Attention deficit

NJSP_Badge_1921Distraction apparently is taking its toll in New Jersey, where driver deaths are down but pedestrian deaths are considerably up from last year.

Authorities won’t speculate why, but they say the jump to 71 pedestrian deaths this year from 50 over the same period last year is “disturbing.”

You still see plenty of people holding cellphones to their ears as they drive. A few days ago, a guy behind me had his phone in one hand and a cigarette in the other.

Drivers are texting, as well. And right on red seems more a liberty than a caution.
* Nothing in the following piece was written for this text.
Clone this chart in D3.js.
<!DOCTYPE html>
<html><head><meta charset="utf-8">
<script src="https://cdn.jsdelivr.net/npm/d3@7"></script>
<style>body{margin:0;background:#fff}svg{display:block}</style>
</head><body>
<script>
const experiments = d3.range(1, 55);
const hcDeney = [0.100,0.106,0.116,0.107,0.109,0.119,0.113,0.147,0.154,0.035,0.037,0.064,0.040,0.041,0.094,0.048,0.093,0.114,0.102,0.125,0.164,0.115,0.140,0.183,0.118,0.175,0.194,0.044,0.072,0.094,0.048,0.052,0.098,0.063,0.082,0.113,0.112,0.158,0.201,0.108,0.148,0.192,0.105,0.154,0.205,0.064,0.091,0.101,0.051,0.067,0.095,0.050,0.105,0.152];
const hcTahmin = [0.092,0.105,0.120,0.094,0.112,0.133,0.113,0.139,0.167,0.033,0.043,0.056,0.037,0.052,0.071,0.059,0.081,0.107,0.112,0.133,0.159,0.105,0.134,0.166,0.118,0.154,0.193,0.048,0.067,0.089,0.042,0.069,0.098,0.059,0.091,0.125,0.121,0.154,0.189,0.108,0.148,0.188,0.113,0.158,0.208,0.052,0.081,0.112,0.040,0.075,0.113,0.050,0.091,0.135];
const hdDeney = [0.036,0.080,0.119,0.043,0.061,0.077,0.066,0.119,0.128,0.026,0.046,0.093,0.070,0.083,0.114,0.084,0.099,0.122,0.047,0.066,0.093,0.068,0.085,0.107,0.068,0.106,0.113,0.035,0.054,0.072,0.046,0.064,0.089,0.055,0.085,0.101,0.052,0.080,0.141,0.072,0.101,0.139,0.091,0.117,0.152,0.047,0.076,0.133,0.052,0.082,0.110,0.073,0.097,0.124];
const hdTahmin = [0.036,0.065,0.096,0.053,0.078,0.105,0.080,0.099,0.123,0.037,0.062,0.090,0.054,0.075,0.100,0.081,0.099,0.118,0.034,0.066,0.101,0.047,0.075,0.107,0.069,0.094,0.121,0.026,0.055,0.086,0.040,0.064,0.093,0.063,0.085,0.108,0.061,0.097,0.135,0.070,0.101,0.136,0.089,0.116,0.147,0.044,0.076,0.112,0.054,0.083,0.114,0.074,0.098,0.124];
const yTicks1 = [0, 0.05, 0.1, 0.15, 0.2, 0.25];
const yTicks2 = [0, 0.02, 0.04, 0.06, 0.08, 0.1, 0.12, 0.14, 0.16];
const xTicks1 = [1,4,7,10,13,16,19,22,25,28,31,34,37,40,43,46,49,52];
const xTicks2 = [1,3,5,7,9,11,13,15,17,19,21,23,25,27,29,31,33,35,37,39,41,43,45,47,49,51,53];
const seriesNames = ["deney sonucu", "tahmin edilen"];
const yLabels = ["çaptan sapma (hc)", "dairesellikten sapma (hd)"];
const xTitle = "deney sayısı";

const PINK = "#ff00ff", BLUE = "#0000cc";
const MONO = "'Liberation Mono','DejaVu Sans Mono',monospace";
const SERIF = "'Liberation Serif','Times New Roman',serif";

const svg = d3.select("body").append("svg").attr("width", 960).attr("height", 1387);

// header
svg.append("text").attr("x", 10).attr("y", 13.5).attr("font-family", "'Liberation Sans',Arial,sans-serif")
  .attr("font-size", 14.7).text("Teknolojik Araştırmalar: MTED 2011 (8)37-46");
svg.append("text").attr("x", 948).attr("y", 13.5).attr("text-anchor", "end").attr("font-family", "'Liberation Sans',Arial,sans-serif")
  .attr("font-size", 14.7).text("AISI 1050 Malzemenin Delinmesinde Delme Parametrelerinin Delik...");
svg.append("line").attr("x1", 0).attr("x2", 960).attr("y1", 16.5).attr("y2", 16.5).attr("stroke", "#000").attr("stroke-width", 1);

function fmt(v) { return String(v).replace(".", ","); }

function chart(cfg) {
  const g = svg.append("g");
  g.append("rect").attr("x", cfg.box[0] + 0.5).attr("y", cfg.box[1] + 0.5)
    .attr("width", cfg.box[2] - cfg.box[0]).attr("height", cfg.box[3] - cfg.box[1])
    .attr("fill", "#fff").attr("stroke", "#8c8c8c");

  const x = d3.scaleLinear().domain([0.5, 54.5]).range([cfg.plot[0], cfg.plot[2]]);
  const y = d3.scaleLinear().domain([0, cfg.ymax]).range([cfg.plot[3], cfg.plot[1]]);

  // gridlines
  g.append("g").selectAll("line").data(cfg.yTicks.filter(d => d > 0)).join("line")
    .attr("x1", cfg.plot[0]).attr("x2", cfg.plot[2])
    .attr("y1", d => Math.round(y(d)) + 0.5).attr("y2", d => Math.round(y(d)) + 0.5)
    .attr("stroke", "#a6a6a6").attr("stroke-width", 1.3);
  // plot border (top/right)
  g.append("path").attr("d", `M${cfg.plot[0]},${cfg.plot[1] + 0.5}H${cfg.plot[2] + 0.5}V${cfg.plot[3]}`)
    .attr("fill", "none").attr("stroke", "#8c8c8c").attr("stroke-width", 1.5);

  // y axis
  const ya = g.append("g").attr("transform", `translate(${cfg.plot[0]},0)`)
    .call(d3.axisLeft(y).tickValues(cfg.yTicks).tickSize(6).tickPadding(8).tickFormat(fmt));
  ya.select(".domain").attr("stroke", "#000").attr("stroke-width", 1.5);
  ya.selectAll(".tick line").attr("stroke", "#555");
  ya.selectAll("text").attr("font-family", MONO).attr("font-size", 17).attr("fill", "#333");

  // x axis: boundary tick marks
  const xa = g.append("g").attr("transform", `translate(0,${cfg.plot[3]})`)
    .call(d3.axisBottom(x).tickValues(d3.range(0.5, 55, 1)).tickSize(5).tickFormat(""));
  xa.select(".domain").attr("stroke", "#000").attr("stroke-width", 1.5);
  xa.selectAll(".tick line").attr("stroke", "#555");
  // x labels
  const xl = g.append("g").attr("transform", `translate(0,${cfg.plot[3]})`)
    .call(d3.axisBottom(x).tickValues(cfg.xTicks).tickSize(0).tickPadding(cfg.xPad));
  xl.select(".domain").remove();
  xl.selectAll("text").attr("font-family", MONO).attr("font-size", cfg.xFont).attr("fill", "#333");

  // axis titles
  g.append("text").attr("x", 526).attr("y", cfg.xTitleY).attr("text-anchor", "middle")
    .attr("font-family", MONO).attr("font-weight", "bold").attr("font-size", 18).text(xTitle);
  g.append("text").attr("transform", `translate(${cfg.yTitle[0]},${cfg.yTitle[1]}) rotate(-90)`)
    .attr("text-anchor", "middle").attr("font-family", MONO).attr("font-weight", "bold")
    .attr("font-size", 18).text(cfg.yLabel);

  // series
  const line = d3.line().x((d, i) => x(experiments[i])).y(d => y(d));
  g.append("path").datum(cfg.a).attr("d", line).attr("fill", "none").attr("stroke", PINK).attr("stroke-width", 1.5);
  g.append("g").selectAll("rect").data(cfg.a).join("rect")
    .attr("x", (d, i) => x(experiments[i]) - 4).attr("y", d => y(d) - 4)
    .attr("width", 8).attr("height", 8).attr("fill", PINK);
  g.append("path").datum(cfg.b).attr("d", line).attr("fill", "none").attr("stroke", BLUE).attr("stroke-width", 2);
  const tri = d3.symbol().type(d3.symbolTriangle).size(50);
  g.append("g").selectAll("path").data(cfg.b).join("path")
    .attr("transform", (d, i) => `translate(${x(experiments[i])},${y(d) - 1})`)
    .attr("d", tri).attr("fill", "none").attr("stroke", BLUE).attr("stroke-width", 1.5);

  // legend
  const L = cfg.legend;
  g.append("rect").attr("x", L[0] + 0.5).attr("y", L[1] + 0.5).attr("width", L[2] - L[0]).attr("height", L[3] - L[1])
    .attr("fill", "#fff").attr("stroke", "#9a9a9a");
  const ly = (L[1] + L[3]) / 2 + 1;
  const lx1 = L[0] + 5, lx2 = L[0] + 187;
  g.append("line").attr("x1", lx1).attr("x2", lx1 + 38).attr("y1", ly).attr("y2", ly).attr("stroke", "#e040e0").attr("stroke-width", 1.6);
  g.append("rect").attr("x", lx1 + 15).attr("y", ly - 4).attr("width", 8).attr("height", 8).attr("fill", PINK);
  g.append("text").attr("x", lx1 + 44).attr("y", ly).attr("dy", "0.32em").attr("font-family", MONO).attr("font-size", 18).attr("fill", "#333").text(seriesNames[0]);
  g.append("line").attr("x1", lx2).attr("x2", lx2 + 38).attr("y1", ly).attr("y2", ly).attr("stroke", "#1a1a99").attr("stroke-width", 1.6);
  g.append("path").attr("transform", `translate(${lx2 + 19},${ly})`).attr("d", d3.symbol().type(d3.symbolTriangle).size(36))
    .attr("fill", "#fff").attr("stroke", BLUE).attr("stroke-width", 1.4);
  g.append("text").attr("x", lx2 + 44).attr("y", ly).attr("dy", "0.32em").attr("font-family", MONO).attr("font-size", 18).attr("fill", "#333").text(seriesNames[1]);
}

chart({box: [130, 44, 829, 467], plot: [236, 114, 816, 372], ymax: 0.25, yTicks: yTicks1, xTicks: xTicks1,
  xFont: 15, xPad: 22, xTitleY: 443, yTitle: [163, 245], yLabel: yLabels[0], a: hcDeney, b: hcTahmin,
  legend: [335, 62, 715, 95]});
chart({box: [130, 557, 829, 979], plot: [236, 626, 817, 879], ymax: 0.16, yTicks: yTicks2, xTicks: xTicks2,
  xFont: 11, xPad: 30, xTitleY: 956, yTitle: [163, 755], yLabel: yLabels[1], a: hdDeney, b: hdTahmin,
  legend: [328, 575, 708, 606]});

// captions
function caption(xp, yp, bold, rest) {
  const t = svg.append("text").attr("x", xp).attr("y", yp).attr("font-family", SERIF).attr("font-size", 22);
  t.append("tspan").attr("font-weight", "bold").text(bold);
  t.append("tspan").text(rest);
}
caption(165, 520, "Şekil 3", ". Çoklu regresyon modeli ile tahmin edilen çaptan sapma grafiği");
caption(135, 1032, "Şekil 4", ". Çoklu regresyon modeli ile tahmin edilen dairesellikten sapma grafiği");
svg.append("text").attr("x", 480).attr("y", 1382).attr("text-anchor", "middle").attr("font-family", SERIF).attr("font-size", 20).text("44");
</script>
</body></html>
But we can’t put it all on them.

How many people do you see talking or texting on a cell as they walk? Yesterday morning, I watched a woman outside my building cross a busy street, head down, texting. Fortunately, no cars came by.
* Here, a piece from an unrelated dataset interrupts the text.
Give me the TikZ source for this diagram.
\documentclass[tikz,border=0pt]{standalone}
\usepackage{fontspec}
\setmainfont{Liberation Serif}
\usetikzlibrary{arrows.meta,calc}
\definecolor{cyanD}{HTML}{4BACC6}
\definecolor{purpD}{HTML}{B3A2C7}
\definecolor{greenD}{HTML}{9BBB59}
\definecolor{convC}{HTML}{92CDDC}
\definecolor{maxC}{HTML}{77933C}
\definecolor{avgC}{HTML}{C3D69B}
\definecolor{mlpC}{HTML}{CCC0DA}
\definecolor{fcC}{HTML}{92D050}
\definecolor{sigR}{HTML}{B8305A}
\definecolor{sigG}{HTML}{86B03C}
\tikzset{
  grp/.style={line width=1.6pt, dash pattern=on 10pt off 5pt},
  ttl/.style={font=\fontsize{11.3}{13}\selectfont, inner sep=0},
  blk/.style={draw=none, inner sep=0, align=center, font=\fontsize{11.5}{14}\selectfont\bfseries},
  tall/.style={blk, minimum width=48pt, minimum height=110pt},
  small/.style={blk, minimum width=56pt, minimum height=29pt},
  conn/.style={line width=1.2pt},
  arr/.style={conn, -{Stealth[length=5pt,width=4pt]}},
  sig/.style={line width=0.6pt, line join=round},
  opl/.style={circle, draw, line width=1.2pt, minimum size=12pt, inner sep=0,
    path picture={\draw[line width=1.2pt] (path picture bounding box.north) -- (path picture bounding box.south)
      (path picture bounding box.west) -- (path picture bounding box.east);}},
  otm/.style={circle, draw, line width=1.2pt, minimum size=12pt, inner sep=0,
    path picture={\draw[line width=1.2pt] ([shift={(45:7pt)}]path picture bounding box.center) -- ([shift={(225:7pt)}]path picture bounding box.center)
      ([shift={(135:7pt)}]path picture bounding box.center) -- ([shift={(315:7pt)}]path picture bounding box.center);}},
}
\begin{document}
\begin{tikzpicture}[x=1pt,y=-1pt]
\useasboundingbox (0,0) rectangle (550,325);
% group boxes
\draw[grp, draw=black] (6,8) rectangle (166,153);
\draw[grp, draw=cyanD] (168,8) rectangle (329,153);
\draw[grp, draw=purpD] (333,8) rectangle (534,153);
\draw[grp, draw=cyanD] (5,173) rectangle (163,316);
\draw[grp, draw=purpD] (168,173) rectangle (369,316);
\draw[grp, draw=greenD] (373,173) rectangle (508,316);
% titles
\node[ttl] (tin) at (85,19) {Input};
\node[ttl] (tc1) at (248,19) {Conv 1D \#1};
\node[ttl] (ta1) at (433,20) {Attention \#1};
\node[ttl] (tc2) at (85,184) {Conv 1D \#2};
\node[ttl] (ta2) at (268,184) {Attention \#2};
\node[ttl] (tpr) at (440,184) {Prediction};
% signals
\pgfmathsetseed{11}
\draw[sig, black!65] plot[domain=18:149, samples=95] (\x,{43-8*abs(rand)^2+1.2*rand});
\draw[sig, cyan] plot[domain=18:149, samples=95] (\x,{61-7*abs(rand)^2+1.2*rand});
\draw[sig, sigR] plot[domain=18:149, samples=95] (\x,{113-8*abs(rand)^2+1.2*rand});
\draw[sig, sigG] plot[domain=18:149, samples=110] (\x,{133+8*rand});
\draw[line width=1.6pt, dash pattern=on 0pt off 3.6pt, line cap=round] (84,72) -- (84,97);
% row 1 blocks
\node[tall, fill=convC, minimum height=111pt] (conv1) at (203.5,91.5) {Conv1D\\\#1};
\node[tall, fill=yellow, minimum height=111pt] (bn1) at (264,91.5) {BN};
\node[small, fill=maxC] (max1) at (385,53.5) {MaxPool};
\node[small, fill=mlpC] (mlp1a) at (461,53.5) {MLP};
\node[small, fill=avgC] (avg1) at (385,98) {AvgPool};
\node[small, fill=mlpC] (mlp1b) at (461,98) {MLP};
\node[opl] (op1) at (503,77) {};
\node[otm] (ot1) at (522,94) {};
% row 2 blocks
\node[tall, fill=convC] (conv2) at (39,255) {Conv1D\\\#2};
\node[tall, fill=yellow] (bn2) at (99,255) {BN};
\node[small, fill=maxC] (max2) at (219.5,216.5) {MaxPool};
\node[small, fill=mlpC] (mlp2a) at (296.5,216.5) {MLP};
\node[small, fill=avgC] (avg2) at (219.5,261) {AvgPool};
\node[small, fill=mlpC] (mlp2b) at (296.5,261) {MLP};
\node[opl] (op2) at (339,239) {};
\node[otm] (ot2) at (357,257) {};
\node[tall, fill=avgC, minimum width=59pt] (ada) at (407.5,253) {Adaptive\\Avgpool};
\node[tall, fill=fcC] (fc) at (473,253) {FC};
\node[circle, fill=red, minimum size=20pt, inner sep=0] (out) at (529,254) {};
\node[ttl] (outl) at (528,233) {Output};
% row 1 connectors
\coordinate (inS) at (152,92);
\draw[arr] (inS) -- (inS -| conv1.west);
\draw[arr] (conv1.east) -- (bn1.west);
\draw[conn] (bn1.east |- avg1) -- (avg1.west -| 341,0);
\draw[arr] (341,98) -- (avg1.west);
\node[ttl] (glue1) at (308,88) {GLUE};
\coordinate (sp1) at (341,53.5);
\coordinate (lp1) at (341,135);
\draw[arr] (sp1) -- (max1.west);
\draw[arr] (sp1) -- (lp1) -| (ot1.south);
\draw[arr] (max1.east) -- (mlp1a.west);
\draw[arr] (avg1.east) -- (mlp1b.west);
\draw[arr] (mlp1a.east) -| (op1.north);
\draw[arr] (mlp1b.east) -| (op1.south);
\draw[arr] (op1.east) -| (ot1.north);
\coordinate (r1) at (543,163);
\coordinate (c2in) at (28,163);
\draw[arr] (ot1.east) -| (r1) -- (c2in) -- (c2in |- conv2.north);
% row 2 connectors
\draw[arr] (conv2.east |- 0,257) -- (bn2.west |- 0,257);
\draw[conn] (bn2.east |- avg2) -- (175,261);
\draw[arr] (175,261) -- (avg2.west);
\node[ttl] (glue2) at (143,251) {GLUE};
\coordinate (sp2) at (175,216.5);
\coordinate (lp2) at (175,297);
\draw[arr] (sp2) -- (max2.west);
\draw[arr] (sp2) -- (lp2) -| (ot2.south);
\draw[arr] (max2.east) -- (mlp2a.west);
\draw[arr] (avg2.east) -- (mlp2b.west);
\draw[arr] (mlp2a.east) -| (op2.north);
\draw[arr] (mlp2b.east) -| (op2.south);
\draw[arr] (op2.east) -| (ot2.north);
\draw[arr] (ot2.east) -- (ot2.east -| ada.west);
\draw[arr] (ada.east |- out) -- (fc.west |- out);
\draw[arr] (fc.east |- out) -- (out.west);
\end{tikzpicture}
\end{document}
Memorial Day weekend is always a launching pad for safety warnings; last year, five people died on New Jersey roadways during the unofficial beginning of summer.

State Police Superintendent Colonel Rick Fuentes urged people to be as concerned as they are informed.

“We are building on last year’s record lows in every sector but pedestrian fatalities,” Fuentes said. “Last year was a 20-year low for statewide fatalities on New Jersey roadways, and we must not forget the safe driving behaviors that led to that decrease.”

Fuentes vowed that his officers will be cruising around, looking for “intoxicated drivers, aggressive drivers, seatbelt usage, cell phone violators, and keeping pedestrians off the highways.”

The superintendent promised “zero tolerance.”

Local police will have DWI patrols out in force, and both state and local authorities said they will participate in the “Click It or Ticket” campaign.

“Memorial Day marks the start of the busy summer travel season, so there’s no better time to remind motorists of the importance of practicing good driving behaviors to ensure their safety and that of their passengers and everyone else on the road,” said Pam Fischer, Director of the Division of Highway Traffic Safety.

“Regardless of where you’re sitting in a motor vehicle, a seat belt is the simplest way to protect yourself in the event of a crash,” Fischer said.  “Wearing a seat belt increases your chances of surviving a crash by as much as 75 percent.”